## Directions
Check every line below for the word "image" and copy each one that has it.
[BEGIN]
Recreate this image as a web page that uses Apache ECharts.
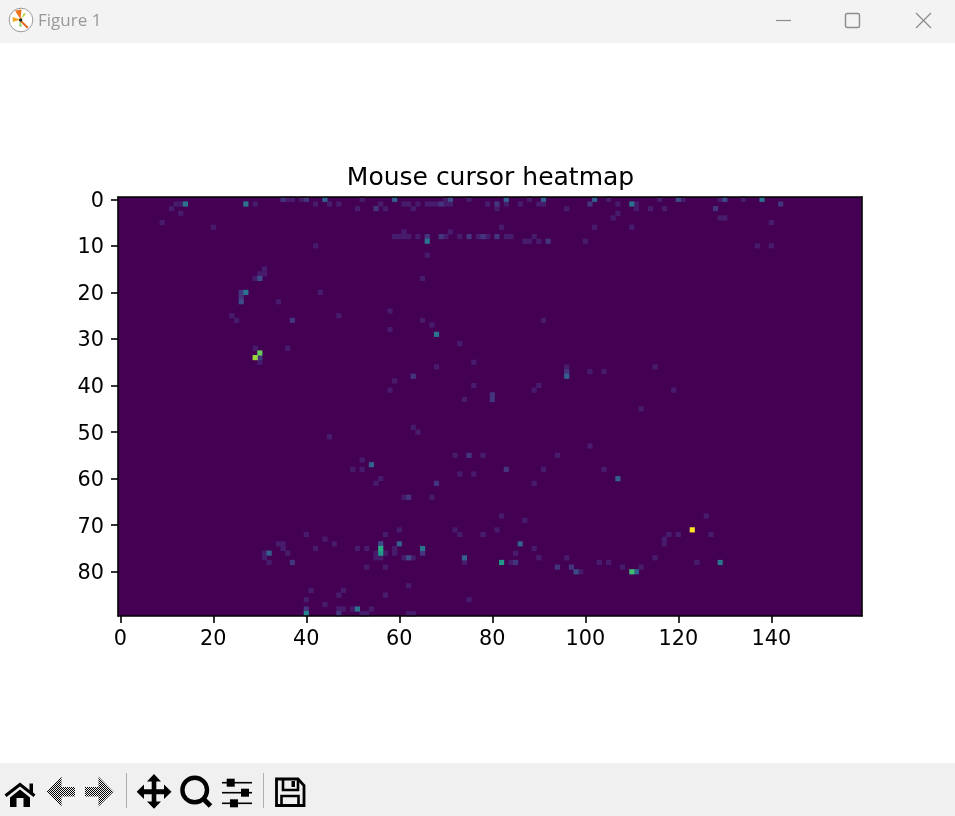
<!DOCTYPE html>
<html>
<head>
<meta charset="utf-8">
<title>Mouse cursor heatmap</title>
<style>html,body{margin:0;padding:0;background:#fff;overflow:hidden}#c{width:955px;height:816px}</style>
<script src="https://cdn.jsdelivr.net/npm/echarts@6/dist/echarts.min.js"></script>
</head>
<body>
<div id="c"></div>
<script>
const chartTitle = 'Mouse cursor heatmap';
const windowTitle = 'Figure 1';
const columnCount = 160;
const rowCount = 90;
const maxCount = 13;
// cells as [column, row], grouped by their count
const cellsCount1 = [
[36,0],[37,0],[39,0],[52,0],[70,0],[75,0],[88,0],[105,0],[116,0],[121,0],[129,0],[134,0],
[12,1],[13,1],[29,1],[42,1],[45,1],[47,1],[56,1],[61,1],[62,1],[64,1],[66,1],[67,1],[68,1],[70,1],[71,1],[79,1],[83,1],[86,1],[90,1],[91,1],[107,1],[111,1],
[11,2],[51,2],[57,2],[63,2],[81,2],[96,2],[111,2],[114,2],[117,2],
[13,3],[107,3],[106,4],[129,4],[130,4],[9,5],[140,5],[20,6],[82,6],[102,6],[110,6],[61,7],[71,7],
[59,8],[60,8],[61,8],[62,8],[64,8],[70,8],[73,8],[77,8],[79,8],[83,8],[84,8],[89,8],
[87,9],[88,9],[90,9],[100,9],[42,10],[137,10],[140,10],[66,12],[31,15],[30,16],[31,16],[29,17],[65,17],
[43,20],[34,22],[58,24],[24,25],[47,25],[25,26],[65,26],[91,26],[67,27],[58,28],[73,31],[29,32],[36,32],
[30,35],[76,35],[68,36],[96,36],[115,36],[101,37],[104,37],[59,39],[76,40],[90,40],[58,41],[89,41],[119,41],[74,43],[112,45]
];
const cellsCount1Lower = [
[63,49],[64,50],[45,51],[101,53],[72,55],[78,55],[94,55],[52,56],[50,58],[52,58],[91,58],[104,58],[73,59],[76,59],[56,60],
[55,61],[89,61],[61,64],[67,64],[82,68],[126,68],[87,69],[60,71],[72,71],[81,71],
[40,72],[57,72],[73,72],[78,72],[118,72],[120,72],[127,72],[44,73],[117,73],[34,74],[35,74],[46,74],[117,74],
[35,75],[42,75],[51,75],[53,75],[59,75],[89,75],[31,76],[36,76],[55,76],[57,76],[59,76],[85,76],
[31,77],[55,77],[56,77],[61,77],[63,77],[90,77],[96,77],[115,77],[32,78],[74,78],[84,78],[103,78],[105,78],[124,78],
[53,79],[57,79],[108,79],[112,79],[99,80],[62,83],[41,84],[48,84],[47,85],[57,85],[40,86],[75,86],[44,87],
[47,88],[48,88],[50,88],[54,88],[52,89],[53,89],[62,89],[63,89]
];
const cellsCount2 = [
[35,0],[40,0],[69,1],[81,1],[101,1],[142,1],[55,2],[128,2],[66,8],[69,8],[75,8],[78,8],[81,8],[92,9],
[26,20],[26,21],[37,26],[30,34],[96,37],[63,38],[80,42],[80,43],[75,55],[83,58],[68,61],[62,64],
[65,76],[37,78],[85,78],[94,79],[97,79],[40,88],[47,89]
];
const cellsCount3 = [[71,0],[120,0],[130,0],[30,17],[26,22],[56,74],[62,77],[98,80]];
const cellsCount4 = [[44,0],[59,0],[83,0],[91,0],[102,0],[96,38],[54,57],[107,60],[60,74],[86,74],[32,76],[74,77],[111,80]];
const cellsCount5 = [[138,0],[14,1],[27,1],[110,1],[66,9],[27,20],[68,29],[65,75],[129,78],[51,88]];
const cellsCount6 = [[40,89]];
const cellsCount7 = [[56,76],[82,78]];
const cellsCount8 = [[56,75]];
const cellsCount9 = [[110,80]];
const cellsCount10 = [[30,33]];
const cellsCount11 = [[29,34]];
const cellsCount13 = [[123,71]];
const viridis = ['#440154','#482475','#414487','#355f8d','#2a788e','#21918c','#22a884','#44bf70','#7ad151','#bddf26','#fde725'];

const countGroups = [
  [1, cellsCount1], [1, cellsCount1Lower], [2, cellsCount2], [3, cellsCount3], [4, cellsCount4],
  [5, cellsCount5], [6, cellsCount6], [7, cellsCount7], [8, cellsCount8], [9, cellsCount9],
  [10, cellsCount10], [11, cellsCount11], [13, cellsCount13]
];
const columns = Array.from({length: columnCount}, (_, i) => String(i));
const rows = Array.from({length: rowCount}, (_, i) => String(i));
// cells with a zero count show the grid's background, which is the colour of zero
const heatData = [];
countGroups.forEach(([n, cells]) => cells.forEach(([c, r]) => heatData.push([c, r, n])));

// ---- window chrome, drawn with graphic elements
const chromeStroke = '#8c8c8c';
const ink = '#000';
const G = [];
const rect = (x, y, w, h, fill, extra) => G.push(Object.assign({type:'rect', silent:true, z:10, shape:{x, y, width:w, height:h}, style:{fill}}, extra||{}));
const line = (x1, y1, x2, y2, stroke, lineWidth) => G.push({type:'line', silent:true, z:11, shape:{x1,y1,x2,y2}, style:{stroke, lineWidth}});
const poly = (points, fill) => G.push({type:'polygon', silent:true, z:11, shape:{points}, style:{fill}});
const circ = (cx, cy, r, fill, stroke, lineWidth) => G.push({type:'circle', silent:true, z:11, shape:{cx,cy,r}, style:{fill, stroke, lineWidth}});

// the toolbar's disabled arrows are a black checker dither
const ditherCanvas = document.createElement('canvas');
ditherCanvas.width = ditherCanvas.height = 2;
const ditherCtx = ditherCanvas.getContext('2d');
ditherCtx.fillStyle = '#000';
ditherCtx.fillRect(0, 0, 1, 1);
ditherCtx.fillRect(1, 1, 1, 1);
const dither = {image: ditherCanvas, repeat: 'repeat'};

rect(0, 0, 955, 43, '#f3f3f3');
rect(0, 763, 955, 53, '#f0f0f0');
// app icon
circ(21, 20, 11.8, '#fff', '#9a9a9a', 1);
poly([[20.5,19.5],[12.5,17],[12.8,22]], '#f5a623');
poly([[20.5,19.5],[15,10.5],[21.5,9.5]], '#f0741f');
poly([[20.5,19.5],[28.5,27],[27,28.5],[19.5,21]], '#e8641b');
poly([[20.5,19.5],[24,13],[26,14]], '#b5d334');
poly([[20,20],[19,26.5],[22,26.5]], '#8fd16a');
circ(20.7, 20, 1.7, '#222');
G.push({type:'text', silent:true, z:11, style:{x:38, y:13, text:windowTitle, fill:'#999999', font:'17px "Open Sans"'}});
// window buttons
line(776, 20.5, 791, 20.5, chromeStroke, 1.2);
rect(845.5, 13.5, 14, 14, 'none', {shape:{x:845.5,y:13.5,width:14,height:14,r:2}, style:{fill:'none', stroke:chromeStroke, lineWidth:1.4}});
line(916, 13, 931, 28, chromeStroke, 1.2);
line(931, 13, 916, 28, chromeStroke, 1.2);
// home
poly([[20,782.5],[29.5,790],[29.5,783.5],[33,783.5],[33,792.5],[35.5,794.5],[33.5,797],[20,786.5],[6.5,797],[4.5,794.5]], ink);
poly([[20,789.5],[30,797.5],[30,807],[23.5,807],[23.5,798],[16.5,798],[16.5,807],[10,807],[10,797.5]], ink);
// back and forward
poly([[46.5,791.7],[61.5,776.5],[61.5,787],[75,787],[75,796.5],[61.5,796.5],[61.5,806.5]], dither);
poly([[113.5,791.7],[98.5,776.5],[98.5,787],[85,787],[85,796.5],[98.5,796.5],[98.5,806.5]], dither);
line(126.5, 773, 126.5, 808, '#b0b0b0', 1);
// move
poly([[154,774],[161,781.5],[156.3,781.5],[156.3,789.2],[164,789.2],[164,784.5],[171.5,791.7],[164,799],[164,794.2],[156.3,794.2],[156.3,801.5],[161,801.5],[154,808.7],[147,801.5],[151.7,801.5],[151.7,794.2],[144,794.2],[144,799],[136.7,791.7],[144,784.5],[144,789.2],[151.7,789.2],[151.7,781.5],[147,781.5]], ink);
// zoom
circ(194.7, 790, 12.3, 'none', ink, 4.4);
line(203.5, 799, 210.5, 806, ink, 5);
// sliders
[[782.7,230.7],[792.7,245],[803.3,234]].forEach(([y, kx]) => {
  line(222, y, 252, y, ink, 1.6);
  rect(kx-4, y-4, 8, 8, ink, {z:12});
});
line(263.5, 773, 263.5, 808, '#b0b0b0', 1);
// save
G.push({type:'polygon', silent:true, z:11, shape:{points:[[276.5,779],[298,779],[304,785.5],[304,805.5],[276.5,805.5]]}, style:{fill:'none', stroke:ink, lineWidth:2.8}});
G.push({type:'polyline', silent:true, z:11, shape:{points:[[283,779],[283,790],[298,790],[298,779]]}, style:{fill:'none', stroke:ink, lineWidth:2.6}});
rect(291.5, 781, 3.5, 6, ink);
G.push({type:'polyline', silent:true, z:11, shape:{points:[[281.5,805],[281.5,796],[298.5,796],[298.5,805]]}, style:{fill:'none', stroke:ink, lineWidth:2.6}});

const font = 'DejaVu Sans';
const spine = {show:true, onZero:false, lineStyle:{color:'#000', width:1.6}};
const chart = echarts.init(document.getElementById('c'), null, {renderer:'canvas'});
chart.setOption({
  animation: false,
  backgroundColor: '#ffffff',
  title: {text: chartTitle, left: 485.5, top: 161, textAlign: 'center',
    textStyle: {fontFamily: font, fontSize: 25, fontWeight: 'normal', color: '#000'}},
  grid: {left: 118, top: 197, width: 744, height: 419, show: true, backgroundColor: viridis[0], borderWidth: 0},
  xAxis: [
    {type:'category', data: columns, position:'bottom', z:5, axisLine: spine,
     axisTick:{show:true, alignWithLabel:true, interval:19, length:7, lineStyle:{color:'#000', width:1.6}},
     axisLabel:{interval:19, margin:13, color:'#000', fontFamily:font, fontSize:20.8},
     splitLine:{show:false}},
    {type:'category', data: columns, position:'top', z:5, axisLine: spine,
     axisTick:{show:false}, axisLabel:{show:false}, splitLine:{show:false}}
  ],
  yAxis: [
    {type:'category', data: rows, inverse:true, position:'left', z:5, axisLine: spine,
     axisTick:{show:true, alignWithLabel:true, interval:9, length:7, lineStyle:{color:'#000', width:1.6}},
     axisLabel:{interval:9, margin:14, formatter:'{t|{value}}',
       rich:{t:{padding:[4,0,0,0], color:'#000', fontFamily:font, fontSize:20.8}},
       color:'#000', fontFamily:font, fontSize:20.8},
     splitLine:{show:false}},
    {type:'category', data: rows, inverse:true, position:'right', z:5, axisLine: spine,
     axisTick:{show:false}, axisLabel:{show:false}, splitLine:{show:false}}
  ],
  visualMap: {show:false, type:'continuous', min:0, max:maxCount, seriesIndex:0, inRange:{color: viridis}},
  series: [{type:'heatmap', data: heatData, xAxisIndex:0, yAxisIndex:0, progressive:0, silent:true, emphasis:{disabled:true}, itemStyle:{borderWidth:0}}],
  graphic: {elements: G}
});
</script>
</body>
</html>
[END]
## Exercise solution
Recreate this image as a web page that uses Apache ECharts.
const dither = {image: ditherCanvas, repeat: 'repeat'};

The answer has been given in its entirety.